Thursday, June 28, 2018

Like to Die by David Housewright

First Sentence:  "My inner voice screamed at me."
As a favor to his poker buddy, Mac agrees to meet with Erin Peterson, founder and owner of "Salsa Girl Salsa."  Someone has been harassing her business, yet she has refused to report it to the police.  As the harassment grows and becomes dangerous, the threats can no longer be ignored, yet Erin still holds information back.  Can Mac find out what is really going on before people die?
How nice to have a detective story begin with a bit of humor—"'You're like that amateur sleuth on the Hallmark TV channel who finds dead bodies every time she goes to a garage sale.'  'You watch the Hallmark Channel?' Bobby said. 'That's the saddest thing I've ever heard.'"  It is also nice that Housewright provides a short explanation as to how an ex-cop legally became very wealthy, and Mackenzie is anything but the rough ex-cop/investigator, and how can one not like a character who appreciates classical poetry?  His inner voice is both informative and, occasionally, humorous—"This girl has so many angles they should name a new branch of geometry after her, my inner voice said.
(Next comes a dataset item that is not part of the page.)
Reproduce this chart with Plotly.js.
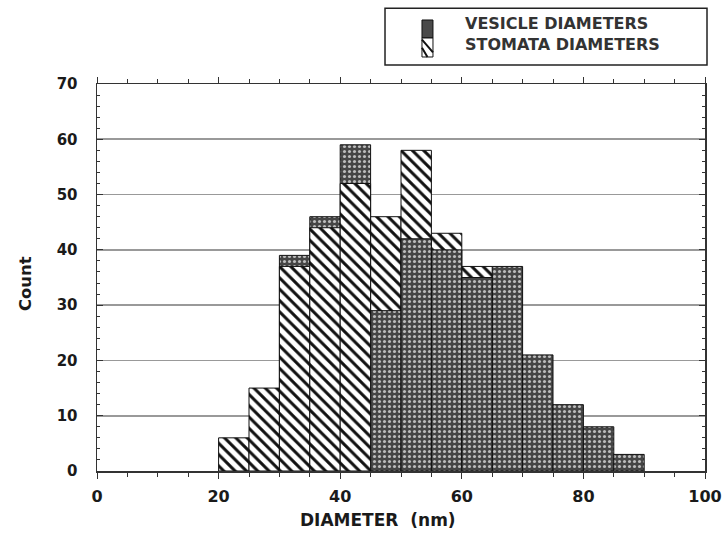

Like Euclid and Pythagoras."
All the author's characters are well done.  He brings them to life and makes them, and their relationships, real.  Nina, Mac's lover, is the type of woman many of us would like to be.  She has an equanimity which is admirable—"'When the truck exploded, a piece of the frame shot into your shoulder like an arrow,' Nina said.  She held up a thin six-inch-long slide of metal. 'Want to keep it?'  'No,' Nina was staring directly at me while she dropped it into a wastebasket.  'I am really sorry,' I said.  'We've had this discussion before.  You are who you are.'"
The description of what happens when a bomb explodes is very well done.  Plot twists can either be very effective or overused.  In the case of Housewright, they are very effective.  One never sees them coming.  There is a level of realism that is refreshing.  Clues don't always present themselves easily, nor does research always bring reward. It is amazing the things one can learn, such as about high-speed chases and the steps one could take to disappear, and those one should not take.  Well done to the author for being able to turn a reader's opinion of an important character.
The escalation of tension is inclined to keep one reading late into the night.  Despite a somewhat stereotypical climax, it is also rather clever.
"Like to Die" is a step above other books of this type.  It is, by turn, smart, thoughtful, exciting, and a very good read.

LIKE TO DIE (Unlic. Invest-Rushmore "Mac" MacKenzie-Twin Cities-Contemp) – VG+
      Housewright, David – 15th in series
      Minotaur Books – June 2018

1 comment:

  1. I like Housewright's work, too. Among other things, I like his depiction of the Minneapolis/Saint Paul area. In my view, his stories have a solid sense of place.